Challenge
Copy out exactly the lines spanning the line with "Output the Python" to the line with "plt.rcParams['font.family'] = ['Liberation", inclusive, from the data underneath, with no pictures.

Dataset entries:
===

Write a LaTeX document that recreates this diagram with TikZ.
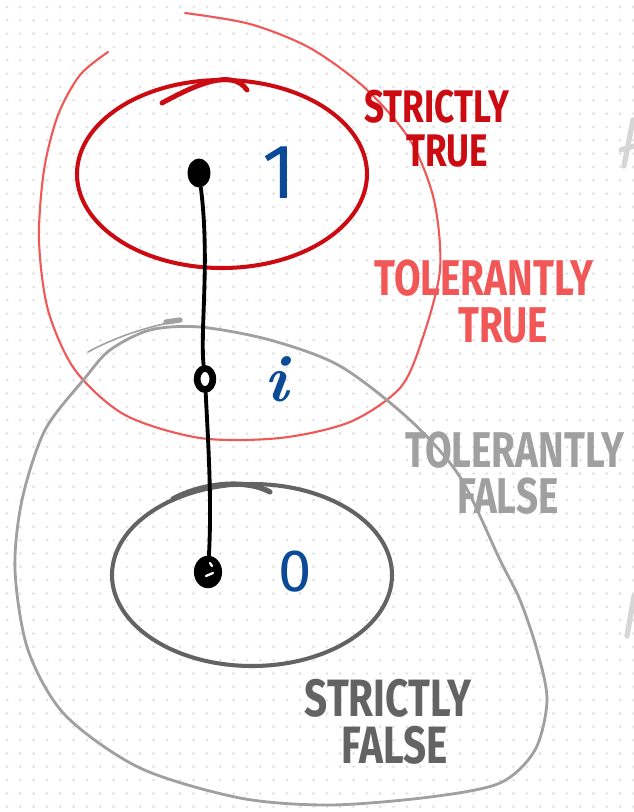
\documentclass[tikz,border=0pt]{standalone}
\usepackage{fontspec}
\setsansfont{Fira Sans}
\usepackage{graphicx}
\usetikzlibrary{positioning,shapes.geometric}
\definecolor{strictred}{HTML}{CC0A12}
\definecolor{tolred}{HTML}{F25757}
\definecolor{tolgray}{HTML}{A0A0A0}
\definecolor{strictgray}{HTML}{636363}
\definecolor{valblue}{HTML}{0B4A96}
\definecolor{griddot}{HTML}{E3E3E3}
\definecolor{edgegray}{HTML}{D6D6D6}
\newcommand{\handcaps}[1]{\scalebox{1}[1.3]{#1}}

\begin{document}
\begin{tikzpicture}[
  x=0.02cm, y=-0.02cm, line cap=round, line join=round,
  word/.style={font=\sffamily\bfseries\fontsize{#1}{#1}\selectfont, inner sep=0pt},
  digit/.style={text=valblue, inner sep=0pt},
  stloop/.style={draw=strictred, line width=2.3pt},
  ttloop/.style={draw=tolred, line width=1.2pt},
  tfloop/.style={draw=tolgray, line width=1.6pt},
  sfloop/.style={draw=strictgray, line width=2.3pt},
  stem/.style={draw=black, line width=2.2pt},
  fulldot/.style={ellipse, fill=black, inner sep=0pt, minimum width=13pt, minimum height=16.5pt},
  ringdot/.style={ellipse, draw=black, fill=white, line width=3.8pt, inner sep=0pt,
    minimum width=9pt, minimum height=12pt},
  edgemark/.style={draw=edgegray, line width=3pt}
]
\fill[white] (0,0) rectangle (634,812);
\useasboundingbox (0,0) rectangle (634,812);
% dotted paper
\foreach \i in {0,...,47}{\foreach \j in {0,...,60}{
  \fill[griddot] (7+13.33*\i,7+13.33*\j) circle[radius=0.9pt];}}

% the four regions
\draw[ttloop] plot[smooth] coordinates {(108,52) (80,75) (58,115) (44,170) (39,240)
  (48,310) (75,370) (125,415) (200,438) (280,438) (350,422) (400,388) (422,340)
  (440,270) (434,200) (410,140) (365,88) (310,48) (250,24) (185,13)};
\draw[tfloop] plot[smooth cycle] coordinates {(85,378) (45,430) (22,500) (15,570)
  (28,650) (65,715) (140,768) (240,798) (330,805) (430,797) (500,783) (535,750)
  (547,700) (537,650) (520,600) (500,560) (460,477) (410,420) (340,366) (270,340)
  (200,327) (150,330) (110,350)};
\draw[tfloop, line width=0.9pt] (178,321) .. controls (140,328) and (110,340) .. (88,352);
\draw[tfloop, line width=3pt] (166,322) -- (180,320);
\draw[stloop] (222,174) ellipse [x radius=145, y radius=94];
\draw[stloop, line width=2.8pt] (162,103) .. controls (195,85) and (232,68) .. (247,90);
\draw[sfloop] (252,575) ellipse [x radius=140, y radius=91];
\draw[sfloop, line width=3pt] (173,499) .. controls (200,484) and (245,478) .. (270,492);

% the three values
\node[fulldot] (pt1) at (199,173) {};
\node[ringdot] (pti) at (205,379) {};
\node[fulldot, minimum width=16pt, minimum height=18.5pt] (pt0) at (208,572) {};
\draw[white, line width=1.3pt] (210,563) -- (212,566);
\draw[white, line width=1.3pt] (206,576) -- (213,573);
\draw[stem] (pt1) .. controls (210,260) and (200,330) .. (pti);
\draw[stem] (pti) .. controls (208,440) and (212,500) .. (pt0);
\node[digit, font=\sffamily\fontsize{44}{44}\selectfont, right=29pt of pt1] (one) {1};
\node[digit, font=\bfseries\itshape\fontsize{38}{38}\selectfont, right=27pt of pti] (half) {i};
\node[digit, font=\sffamily\fontsize{34}{34}\selectfont, right=32pt of pt0] (zero) {0};

% labels
\node[word=20, text=strictred] (stA) at (437,107) {\handcaps{STRICTLY}};
\node[word=20, text=strictred, below=6pt of stA, xshift=5.7pt] (stB) {\handcaps{TRUE}};
\node[word=22, text=tolred] (ttA) at (484,278) {\handcaps{TOLERANTLY}};
\node[word=22, text=tolred, below=6pt of ttA, xshift=11pt] (ttB) {\handcaps{TRUE}};
\node[word=22, text=tolgray] (tfA) at (515,450) {\handcaps{TOLERANTLY}};
\node[word=22, text=tolgray, below=5pt of tfA, xshift=-4pt] (tfB) {\handcaps{FALSE}};
\node[word=23, text=strictgray] (sfA) at (388,698) {\handcaps{STRICTLY}};
\node[word=23, text=strictgray, below=5pt of sfA, xshift=4pt] (sfB) {\handcaps{FALSE}};

% cut marks at the right edge
\draw[edgemark] (633,120) -- (624,166);
\draw[edgemark] (621,150) -- (634,146);
\draw[edgemark] (634,596) -- (627,636);
\end{tikzpicture}
\end{document}
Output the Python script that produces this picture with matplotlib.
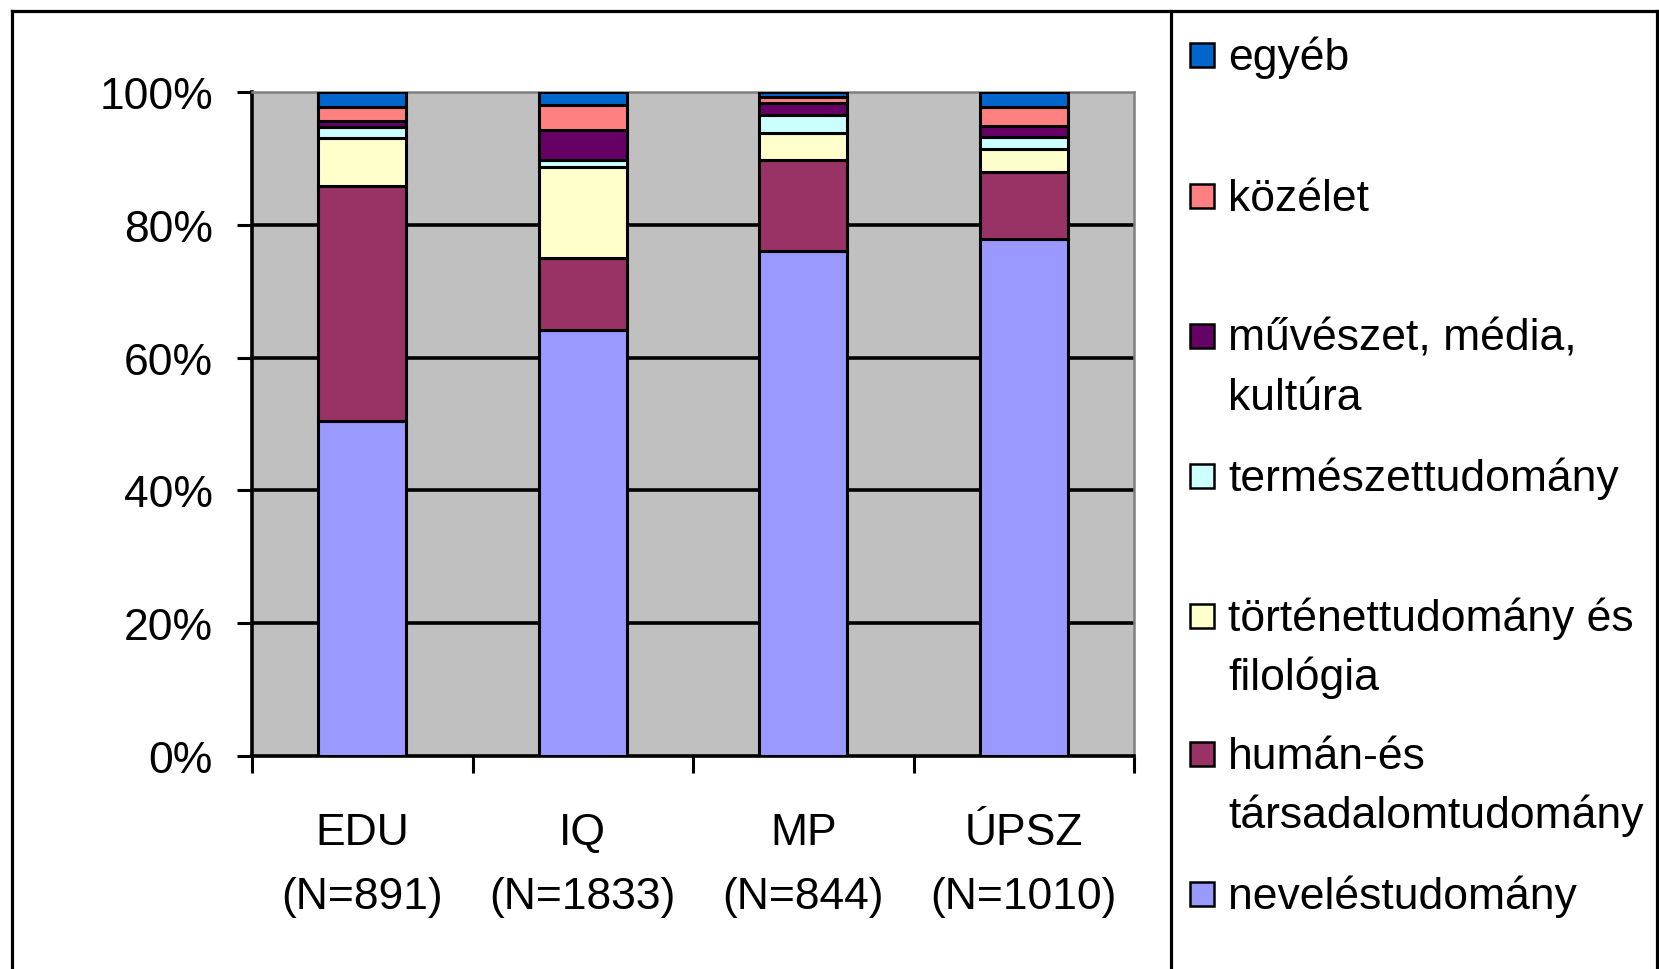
import numpy as np
import matplotlib.pyplot as plt
from matplotlib.ticker import PercentFormatter, FixedLocator
from matplotlib.lines import Line2D
from matplotlib.patches import Rectangle

plt.rcParams['font.family'] = ['Liberation Sans', 'DejaVu Sans']

# adatok (százalék, alulról felfelé halmozva)
categories = ["EDU\n(N=891)", "IQ\n(N=1833)", "MP\n(N=844)", "ÚPSZ\n(N=1010)"]
neveles = [50.5, 64.2, 76.1, 77.8]
human = [35.3, 10.8, 13.7, 10.2]
tortenet = [7.2, 13.7, 4.0, 3.4]
termeszet = [1.7, 1.1, 2.8, 1.8]
muveszet = [0.9, 4.5, 1.7, 1.7]
kozelet = [2.1, 3.8, 0.9, 2.8]
egyeb = [2.3, 1.9, 0.8, 2.3]

series = [neveles, human, tortenet, termeszet, muveszet, kozelet, egyeb]
labels = ["neveléstudomány", "humán-és\ntársadalomtudomány", "történettudomány és\nfilológia",
          "természettudomány", "művészet, média,\nkultúra", "közélet", "egyéb"]
colors = ["#9999FF", "#993366", "#FFFFCC", "#CCFFFF", "#660066", "#FF8080", "#0066CC"]

W, H = 1659, 970
fig = plt.figure(figsize=(W / 100, H / 100), dpi=100)
ax = fig.add_axes([252 / W, 1 - 757 / H, (1134 - 252) / W, (757 - 93) / H])
ax.set_facecolor("#C0C0C0")

x = np.arange(len(categories))
bottom = np.zeros(len(categories))
for vals, col in zip(series, colors):
    ax.bar(x, vals, 0.4, bottom=bottom, color=col, edgecolor="black", linewidth=2.2, zorder=3)
    bottom += np.array(vals)

ax.set_xlim(-0.5, len(categories) - 0.5)
ax.set_ylim(0, 100)
ax.set_yticks(np.arange(0, 101, 20))
ax.yaxis.set_major_formatter(PercentFormatter(xmax=100, decimals=0))
for yv in [20, 40, 60, 80]:
    ax.axhline(yv, color="black", linewidth=2.6, zorder=1)

ax.xaxis.set_major_locator(FixedLocator(np.arange(-0.5, len(categories), 1.0)))
ax.xaxis.set_major_formatter(plt.NullFormatter())
ax.set_xticks(x, minor=True)
ax.set_xticklabels(categories, minor=True, fontsize=32, linespacing=1.72)
ax.tick_params(axis="x", which="major", length=12, width=2.2, direction="out")
ax.tick_params(axis="x", which="minor", length=0, pad=40)
ax.tick_params(axis="y", length=11, width=2.2, direction="out", labelsize=32, pad=17)

for s in ["left", "bottom"]:
    ax.spines[s].set_linewidth(2.6)
    ax.spines[s].set_color("black")
for s in ["top", "right"]:
    ax.spines[s].set_linewidth(1.8)
    ax.spines[s].set_color("#808080")

# külső keret és jelmagyarázat elválasztó
lw = 2.3
fig.add_artist(Line2D([12 / W, 12 / W], [0, 1 - 12 / H], color="black", linewidth=lw))
fig.add_artist(Line2D([12 / W, 1657 / W], [1 - 12 / H, 1 - 12 / H], color="black", linewidth=lw))
fig.add_artist(Line2D([1657 / W, 1657 / W], [0, 1 - 12 / H], color="black", linewidth=lw))
fig.add_artist(Line2D([1171 / W, 1171 / W], [0, 1 - 12 / H], color="black", linewidth=lw))

# jelmagyarázat (felülről lefelé: egyéb ... neveléstudomány)
centers = [56, 197, 337, 477, 617, 755, 895]
for i, (lab, col) in enumerate(zip(labels[::-1], colors[::-1])):
    cy = centers[i]
    fig.add_artist(Rectangle((1190 / W, 1 - (cy + 12) / H), 24 / W, 24 / H,
                             facecolor=col, edgecolor="black", linewidth=1.8))
    for j, line in enumerate(lab.split("\n")):
        fig.text(1228 / W, 1 - (cy + 14 + j * 59) / H, line, fontsize=32, va="baseline", ha="left")

fig.savefig("out.png", dpi=100)
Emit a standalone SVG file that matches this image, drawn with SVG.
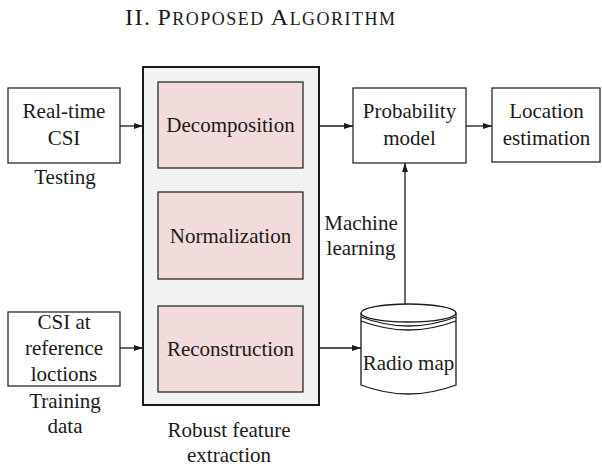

===

Solution to the exercise
Output the Python script that produces this picture with matplotlib.
import numpy as np
import matplotlib.pyplot as plt
from matplotlib.ticker import PercentFormatter, FixedLocator
from matplotlib.lines import Line2D
from matplotlib.patches import Rectangle

plt.rcParams['font.family'] = ['Liberation Sans', 'DejaVu Sans']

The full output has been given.